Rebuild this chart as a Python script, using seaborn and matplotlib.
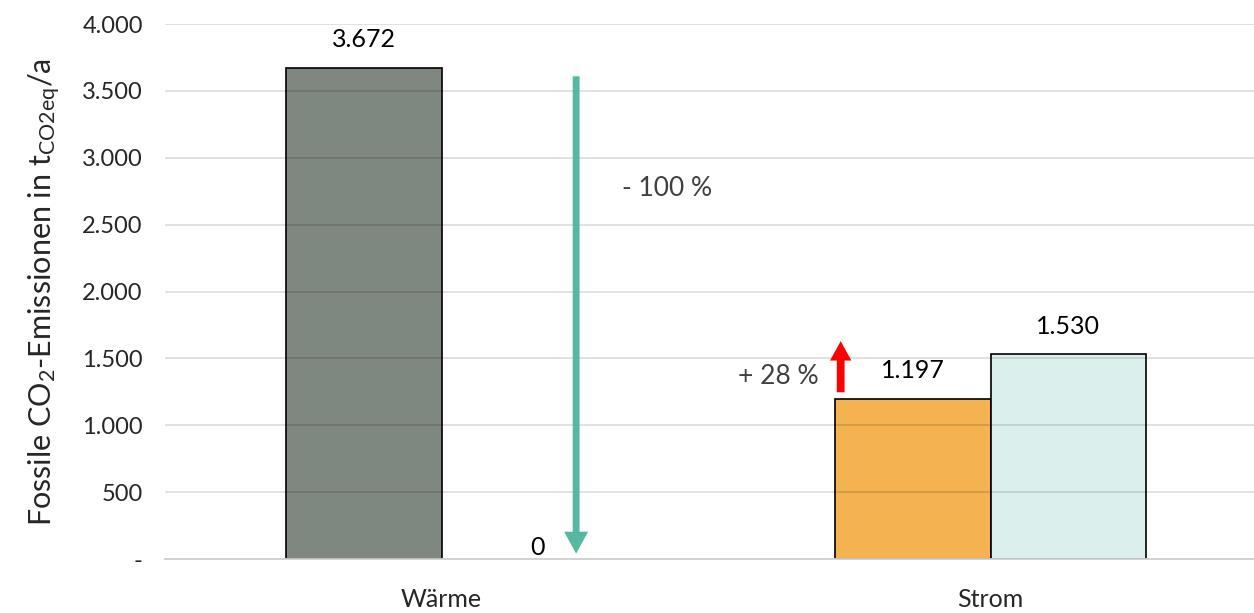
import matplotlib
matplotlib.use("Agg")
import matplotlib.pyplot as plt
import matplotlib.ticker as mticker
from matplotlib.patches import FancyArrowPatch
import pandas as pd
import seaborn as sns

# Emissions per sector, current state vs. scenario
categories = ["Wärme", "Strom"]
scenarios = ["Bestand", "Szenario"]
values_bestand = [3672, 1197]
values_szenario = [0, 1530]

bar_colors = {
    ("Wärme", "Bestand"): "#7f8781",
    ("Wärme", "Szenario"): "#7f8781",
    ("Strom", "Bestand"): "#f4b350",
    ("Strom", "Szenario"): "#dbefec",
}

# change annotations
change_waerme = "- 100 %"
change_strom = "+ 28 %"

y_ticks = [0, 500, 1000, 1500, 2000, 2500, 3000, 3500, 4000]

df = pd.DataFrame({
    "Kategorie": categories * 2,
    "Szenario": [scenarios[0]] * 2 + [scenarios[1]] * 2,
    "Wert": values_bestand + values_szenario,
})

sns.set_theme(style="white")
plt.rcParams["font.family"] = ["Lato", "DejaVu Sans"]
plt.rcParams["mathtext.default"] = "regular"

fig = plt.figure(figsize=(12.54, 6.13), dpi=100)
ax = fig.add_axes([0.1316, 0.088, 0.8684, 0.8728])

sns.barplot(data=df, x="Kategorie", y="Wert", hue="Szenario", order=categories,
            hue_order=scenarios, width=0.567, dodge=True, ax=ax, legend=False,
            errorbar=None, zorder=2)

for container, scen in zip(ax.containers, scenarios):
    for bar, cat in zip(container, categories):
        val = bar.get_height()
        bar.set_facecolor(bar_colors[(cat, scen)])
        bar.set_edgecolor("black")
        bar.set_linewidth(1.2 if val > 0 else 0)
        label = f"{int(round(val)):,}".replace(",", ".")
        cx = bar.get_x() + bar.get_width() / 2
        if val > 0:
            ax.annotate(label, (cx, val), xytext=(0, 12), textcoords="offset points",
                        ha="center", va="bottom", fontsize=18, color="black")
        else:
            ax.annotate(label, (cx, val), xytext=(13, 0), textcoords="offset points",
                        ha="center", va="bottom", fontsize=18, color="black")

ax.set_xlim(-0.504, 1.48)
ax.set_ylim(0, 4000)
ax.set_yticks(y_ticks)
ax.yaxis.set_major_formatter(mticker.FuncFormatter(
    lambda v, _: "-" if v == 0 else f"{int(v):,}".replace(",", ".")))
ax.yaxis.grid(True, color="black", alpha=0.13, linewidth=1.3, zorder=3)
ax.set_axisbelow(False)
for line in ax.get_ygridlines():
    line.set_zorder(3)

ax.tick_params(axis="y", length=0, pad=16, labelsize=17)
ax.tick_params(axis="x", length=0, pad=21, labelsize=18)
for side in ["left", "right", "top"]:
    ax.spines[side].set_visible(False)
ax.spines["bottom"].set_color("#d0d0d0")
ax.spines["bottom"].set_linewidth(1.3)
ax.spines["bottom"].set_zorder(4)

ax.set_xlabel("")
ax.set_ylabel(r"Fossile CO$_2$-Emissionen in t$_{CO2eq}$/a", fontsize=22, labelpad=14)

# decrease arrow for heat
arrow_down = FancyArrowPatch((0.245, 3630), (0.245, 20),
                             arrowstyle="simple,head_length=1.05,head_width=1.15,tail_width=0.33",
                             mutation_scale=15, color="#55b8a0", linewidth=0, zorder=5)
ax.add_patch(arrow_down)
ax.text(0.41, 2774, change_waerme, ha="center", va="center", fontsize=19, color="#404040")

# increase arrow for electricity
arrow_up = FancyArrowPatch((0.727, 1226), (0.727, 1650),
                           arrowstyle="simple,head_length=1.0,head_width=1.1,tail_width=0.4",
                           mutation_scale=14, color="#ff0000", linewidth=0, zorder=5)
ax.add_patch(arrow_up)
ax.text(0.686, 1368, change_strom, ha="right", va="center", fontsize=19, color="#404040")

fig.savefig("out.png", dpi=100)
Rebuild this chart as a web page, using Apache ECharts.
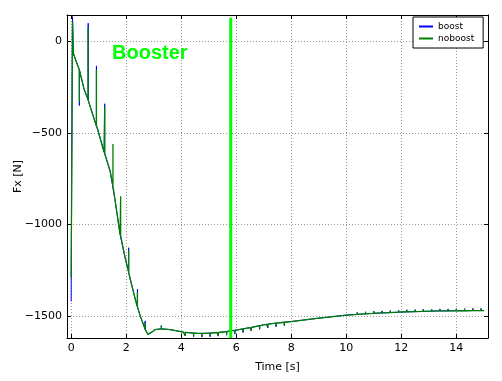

• **REQUIRED WORK**
All of the material above is to be copied exactly, except for its images.

• **RESPONSE**
Rebuild this chart as a Python script, using seaborn and matplotlib.
import matplotlib
matplotlib.use("Agg")
import matplotlib.pyplot as plt
import matplotlib.ticker as mticker
from matplotlib.patches import FancyArrowPatch
import pandas as pd
import seaborn as sns

# Emissions per sector, current state vs. scenario
categories = ["Wärme", "Strom"]
scenarios = ["Bestand", "Szenario"]
values_bestand = [3672, 1197]
values_szenario = [0, 1530]

bar_colors = {
    ("Wärme", "Bestand"): "#7f8781",
    ("Wärme", "Szenario"): "#7f8781",
    ("Strom", "Bestand"): "#f4b350",
    ("Strom", "Szenario"): "#dbefec",
}

# change annotations
change_waerme = "- 100 %"
change_strom = "+ 28 %"

y_ticks = [0, 500, 1000, 1500, 2000, 2500, 3000, 3500, 4000]

df = pd.DataFrame({
    "Kategorie": categories * 2,
    "Szenario": [scenarios[0]] * 2 + [scenarios[1]] * 2,
    "Wert": values_bestand + values_szenario,
})

sns.set_theme(style="white")
plt.rcParams["font.family"] = ["Lato", "DejaVu Sans"]
plt.rcParams["mathtext.default"] = "regular"

fig = plt.figure(figsize=(12.54, 6.13), dpi=100)
ax = fig.add_axes([0.1316, 0.088, 0.8684, 0.8728])

sns.barplot(data=df, x="Kategorie", y="Wert", hue="Szenario", order=categories,
            hue_order=scenarios, width=0.567, dodge=True, ax=ax, legend=False,
            errorbar=None, zorder=2)

for container, scen in zip(ax.containers, scenarios):
    for bar, cat in zip(container, categories):
        val = bar.get_height()
        bar.set_facecolor(bar_colors[(cat, scen)])
        bar.set_edgecolor("black")
        bar.set_linewidth(1.2 if val > 0 else 0)
        label = f"{int(round(val)):,}".replace(",", ".")
        cx = bar.get_x() + bar.get_width() / 2
        if val > 0:
            ax.annotate(label, (cx, val), xytext=(0, 12), textcoords="offset points",
                        ha="center", va="bottom", fontsize=18, color="black")
        else:
            ax.annotate(label, (cx, val), xytext=(13, 0), textcoords="offset points",
                        ha="center", va="bottom", fontsize=18, color="black")

ax.set_xlim(-0.504, 1.48)
ax.set_ylim(0, 4000)
ax.set_yticks(y_ticks)
ax.yaxis.set_major_formatter(mticker.FuncFormatter(
    lambda v, _: "-" if v == 0 else f"{int(v):,}".replace(",", ".")))
ax.yaxis.grid(True, color="black", alpha=0.13, linewidth=1.3, zorder=3)
ax.set_axisbelow(False)
for line in ax.get_ygridlines():
    line.set_zorder(3)

ax.tick_params(axis="y", length=0, pad=16, labelsize=17)
ax.tick_params(axis="x", length=0, pad=21, labelsize=18)
for side in ["left", "right", "top"]:
    ax.spines[side].set_visible(False)
ax.spines["bottom"].set_color("#d0d0d0")
ax.spines["bottom"].set_linewidth(1.3)
ax.spines["bottom"].set_zorder(4)

ax.set_xlabel("")
ax.set_ylabel(r"Fossile CO$_2$-Emissionen in t$_{CO2eq}$/a", fontsize=22, labelpad=14)

# decrease arrow for heat
arrow_down = FancyArrowPatch((0.245, 3630), (0.245, 20),
                             arrowstyle="simple,head_length=1.05,head_width=1.15,tail_width=0.33",
                             mutation_scale=15, color="#55b8a0", linewidth=0, zorder=5)
ax.add_patch(arrow_down)
ax.text(0.41, 2774, change_waerme, ha="center", va="center", fontsize=19, color="#404040")

# increase arrow for electricity
arrow_up = FancyArrowPatch((0.727, 1226), (0.727, 1650),
                           arrowstyle="simple,head_length=1.0,head_width=1.1,tail_width=0.4",
                           mutation_scale=14, color="#ff0000", linewidth=0, zorder=5)
ax.add_patch(arrow_up)
ax.text(0.686, 1368, change_strom, ha="right", va="center", fontsize=19, color="#404040")

fig.savefig("out.png", dpi=100)
Rebuild this chart as a web page, using Apache ECharts.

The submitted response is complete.